Containerizing Your Analytics Stack with Docker and Kubernetes
Let's be real. Your old-school analytics setup is a mess. It's a snowflake server in the corner that everyone is scared to touch. It's dependency hell every time you try to update a library. It works on Jeff's laptop, but explodes in production. We've all been there, nursing that fragile ecosystem with ritualistic deployments and hopeful prayers. That monolithic beast isn't just hard to scale; it's a liability. It's time to stop treating your data pipeline like a pet and start treating it like livestock.
Docker: Your Data Science Toolbox, Packed and Ready
Docker is the ultimate "it works on my machine" fix. Think of it as a standardized shipping container for your code. You pack your Python script, its exact library versions, system tools, and config files into one neat, isolated box. This container runs the same way everywhere—on your laptop, your colleague's Mac, or a cloud server. No more "but I have Pandas 1.5.3!" drama. You're not just deploying code; you're deploying a knowable, predictable environment. For data work, that's pure gold. Reproducibility isn't an academic dream anymore; it's a built-in feature.
Kubernetes: The Autopilot for Your Container Fleet
So you've got a bunch of these containers. A container for data ingestion, another for feature engineering, one for model serving. Cool. Now, who manages them? Enter Kubernetes. If Docker gives you boxes, K8s is the global shipping network, crane, and dock crew all in one. It automatically decides where to run your containers for best use of hardware. If a container crashes, it spins up a new one. Need to handle more prediction requests? It launches five more model-serving containers, no sweat. You stop babysitting servers and start declaring the state you want: "I need three Spark workers always running." Kubernetes makes it happen.

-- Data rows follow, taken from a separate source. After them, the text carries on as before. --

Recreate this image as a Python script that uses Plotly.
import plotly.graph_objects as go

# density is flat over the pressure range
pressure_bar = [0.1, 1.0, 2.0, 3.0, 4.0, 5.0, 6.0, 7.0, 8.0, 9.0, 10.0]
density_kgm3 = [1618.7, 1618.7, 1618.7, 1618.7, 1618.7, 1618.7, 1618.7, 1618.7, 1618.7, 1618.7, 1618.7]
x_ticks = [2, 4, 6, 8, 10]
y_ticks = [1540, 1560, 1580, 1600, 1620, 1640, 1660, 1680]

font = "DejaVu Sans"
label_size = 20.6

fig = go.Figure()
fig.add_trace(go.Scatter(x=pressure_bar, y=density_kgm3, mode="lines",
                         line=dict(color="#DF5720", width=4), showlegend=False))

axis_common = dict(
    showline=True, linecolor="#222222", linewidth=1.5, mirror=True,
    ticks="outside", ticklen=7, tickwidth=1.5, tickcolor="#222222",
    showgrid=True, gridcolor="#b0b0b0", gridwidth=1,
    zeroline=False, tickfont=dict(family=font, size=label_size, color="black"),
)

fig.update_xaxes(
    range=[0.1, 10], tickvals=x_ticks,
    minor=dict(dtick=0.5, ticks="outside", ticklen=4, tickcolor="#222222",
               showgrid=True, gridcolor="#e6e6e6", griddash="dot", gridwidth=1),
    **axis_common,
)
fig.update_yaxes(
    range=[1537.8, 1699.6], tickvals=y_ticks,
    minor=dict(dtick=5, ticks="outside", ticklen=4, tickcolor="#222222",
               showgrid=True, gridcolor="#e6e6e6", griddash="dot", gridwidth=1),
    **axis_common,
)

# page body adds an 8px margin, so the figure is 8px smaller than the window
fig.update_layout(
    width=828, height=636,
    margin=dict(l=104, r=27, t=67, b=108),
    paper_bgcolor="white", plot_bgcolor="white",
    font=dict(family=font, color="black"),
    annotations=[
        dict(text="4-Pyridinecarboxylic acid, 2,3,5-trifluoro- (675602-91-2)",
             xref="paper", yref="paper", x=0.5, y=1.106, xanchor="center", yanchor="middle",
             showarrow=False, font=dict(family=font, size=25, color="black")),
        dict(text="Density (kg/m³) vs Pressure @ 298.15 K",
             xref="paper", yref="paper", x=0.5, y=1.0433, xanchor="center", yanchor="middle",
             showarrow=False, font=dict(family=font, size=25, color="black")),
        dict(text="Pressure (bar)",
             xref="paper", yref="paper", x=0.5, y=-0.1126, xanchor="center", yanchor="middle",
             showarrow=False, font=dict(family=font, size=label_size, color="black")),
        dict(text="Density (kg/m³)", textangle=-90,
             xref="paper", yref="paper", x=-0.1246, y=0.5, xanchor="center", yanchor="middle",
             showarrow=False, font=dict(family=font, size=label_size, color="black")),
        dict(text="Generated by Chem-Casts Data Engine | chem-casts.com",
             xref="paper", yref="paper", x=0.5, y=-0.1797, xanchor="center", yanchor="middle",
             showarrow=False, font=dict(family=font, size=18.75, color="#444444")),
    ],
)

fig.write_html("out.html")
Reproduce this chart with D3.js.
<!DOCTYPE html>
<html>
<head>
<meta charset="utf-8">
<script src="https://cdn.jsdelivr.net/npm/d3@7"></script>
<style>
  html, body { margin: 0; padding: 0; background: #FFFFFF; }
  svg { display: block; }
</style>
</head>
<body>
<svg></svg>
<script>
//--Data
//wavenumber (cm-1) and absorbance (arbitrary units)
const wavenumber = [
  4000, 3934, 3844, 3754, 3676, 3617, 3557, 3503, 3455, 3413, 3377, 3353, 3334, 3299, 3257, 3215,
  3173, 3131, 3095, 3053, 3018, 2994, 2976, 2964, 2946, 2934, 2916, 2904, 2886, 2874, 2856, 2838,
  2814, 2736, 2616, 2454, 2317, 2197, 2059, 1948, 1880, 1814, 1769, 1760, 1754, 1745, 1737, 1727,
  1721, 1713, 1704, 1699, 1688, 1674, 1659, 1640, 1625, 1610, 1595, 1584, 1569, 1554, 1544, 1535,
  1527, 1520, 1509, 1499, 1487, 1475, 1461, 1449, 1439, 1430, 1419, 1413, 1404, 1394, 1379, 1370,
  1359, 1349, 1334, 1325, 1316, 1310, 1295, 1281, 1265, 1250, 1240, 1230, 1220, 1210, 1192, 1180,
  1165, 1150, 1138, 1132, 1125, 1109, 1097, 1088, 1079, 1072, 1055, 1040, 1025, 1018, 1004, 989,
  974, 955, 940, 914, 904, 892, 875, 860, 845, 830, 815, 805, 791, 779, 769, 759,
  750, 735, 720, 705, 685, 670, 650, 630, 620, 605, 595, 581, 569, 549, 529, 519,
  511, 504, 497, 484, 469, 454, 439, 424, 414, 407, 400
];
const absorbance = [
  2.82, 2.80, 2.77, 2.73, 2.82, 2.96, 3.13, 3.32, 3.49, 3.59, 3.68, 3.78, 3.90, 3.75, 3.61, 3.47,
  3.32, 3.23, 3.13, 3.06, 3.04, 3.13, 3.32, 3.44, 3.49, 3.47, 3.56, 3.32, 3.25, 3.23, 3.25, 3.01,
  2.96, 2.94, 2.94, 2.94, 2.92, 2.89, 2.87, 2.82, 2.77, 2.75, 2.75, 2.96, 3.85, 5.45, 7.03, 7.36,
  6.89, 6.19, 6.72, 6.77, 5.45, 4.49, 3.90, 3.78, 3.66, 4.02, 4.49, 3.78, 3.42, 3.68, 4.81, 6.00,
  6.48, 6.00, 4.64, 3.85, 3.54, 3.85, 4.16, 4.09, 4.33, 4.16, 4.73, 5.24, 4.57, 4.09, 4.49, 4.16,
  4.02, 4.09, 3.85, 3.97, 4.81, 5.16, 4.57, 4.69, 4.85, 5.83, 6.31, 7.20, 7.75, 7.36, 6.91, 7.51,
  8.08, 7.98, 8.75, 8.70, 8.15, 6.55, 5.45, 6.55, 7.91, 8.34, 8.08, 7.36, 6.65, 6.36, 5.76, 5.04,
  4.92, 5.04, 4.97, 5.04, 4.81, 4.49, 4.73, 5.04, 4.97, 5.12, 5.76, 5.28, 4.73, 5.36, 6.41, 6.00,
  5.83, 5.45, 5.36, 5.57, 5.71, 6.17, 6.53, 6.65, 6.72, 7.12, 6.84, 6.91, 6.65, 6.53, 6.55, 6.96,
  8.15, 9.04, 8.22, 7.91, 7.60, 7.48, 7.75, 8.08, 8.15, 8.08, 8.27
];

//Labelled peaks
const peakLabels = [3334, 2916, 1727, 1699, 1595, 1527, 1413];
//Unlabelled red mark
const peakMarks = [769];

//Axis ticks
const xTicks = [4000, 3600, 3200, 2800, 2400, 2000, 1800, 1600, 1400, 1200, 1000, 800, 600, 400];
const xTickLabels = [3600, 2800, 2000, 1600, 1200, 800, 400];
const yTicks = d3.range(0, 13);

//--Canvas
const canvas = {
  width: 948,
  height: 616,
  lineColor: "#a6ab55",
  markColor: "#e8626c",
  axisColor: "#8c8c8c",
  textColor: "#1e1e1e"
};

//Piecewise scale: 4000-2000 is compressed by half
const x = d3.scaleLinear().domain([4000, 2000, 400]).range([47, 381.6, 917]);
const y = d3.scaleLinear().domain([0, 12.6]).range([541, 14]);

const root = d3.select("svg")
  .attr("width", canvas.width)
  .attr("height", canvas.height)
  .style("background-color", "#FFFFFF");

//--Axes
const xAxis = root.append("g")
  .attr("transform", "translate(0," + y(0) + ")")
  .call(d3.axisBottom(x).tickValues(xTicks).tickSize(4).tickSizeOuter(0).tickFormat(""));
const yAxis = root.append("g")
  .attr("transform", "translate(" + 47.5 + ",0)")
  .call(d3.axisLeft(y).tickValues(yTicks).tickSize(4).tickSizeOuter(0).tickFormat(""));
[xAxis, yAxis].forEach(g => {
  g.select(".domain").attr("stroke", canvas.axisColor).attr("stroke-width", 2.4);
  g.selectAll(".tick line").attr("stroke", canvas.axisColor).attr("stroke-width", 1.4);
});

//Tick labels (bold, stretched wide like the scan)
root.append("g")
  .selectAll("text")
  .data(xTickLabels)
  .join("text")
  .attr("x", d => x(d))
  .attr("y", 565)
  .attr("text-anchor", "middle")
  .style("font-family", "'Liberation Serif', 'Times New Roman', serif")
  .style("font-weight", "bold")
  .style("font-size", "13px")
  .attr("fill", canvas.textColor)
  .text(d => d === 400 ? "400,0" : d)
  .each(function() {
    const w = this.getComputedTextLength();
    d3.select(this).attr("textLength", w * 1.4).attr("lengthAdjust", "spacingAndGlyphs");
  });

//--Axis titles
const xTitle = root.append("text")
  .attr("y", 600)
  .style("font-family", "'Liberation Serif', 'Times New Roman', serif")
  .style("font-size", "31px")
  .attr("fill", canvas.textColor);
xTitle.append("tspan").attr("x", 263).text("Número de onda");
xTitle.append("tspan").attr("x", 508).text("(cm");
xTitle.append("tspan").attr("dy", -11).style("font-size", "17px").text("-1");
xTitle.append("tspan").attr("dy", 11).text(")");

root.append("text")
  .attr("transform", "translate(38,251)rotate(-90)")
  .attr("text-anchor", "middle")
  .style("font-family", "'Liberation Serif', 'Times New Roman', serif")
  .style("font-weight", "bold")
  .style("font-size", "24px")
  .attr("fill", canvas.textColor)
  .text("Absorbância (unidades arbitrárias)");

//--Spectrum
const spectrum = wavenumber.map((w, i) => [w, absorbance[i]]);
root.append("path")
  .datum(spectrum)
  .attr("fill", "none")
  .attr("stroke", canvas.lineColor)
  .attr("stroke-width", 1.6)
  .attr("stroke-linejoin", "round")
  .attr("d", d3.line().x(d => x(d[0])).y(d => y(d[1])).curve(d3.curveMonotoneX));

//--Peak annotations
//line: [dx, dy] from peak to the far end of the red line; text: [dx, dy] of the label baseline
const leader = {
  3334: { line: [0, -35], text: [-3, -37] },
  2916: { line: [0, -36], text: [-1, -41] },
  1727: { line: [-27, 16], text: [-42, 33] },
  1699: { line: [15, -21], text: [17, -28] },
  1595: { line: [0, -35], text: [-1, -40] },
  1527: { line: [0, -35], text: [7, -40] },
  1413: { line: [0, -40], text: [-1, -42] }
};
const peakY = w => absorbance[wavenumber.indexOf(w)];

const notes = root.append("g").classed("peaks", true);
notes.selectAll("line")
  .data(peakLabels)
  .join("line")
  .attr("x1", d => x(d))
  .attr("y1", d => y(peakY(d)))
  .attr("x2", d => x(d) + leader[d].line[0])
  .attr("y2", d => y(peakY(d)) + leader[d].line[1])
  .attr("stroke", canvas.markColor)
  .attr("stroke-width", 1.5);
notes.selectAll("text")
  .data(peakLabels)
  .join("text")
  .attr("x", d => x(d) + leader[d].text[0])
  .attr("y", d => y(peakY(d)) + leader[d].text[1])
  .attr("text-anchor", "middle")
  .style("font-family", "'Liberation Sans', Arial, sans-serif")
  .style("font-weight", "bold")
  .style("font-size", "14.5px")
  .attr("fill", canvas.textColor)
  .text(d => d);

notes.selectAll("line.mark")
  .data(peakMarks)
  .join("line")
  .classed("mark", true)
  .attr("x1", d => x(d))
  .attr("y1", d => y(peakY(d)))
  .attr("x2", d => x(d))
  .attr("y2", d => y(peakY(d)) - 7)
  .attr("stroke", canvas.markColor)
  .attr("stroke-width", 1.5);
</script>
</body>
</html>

From Monolith to Microservices: The Analytics Unbundling
This is where the architecture gets sexy. Instead of one gargantuan application doing everything poorly, you build a team of specialists. A tiny service just for pulling data from the API. Another service exclusively for cleansing. One for running the hourly batch job, another for serving real-time features. Each is its own container, managed by Kubernetes. You can update, scale, or even rewrite one service without bringing the whole house down. That new ML model? Roll it out as a new microservice alongside the old one, split the traffic, see which performs better. It's agility your old stack literally couldn't dream of.
What You Actually Get: Sleep, Scale, and Sanity
Forget the buzzwords. Here’s the actual payoff. First, consistency from your dev laptop to prod. That alone saves weeks of headache. Second, automatic recovery. A job fails at 3 a.m., and Kubernetes restarts it before you even get a pager alert. Third, stupidly easy scaling. Hit with a sudden data surge? Tell K8s to spin up more containers. The surge passes? It scales them back down, saving cash. You're building on a platform that expects failure and handles it. That's cloud-native. It's not about where you run it, but how it behaves.
The Gritty Truth: It's Not Magic
This isn't a silver bullet. You're trading app complexity for operational complexity. Now you need to think about logging across containers, network security between services, and storage that persists when containers die. There's a learning curve—a steep one. You can't just lift and shift a giant, messy codebase into a container and call it a day. You have to architect for it. But here's the thing: you were paying that complexity tax anyway, through late-night firefights and deployment anxiety. This just makes it explicit, manageable, and ultimately, automatable. You build the engine once. Then you just drive.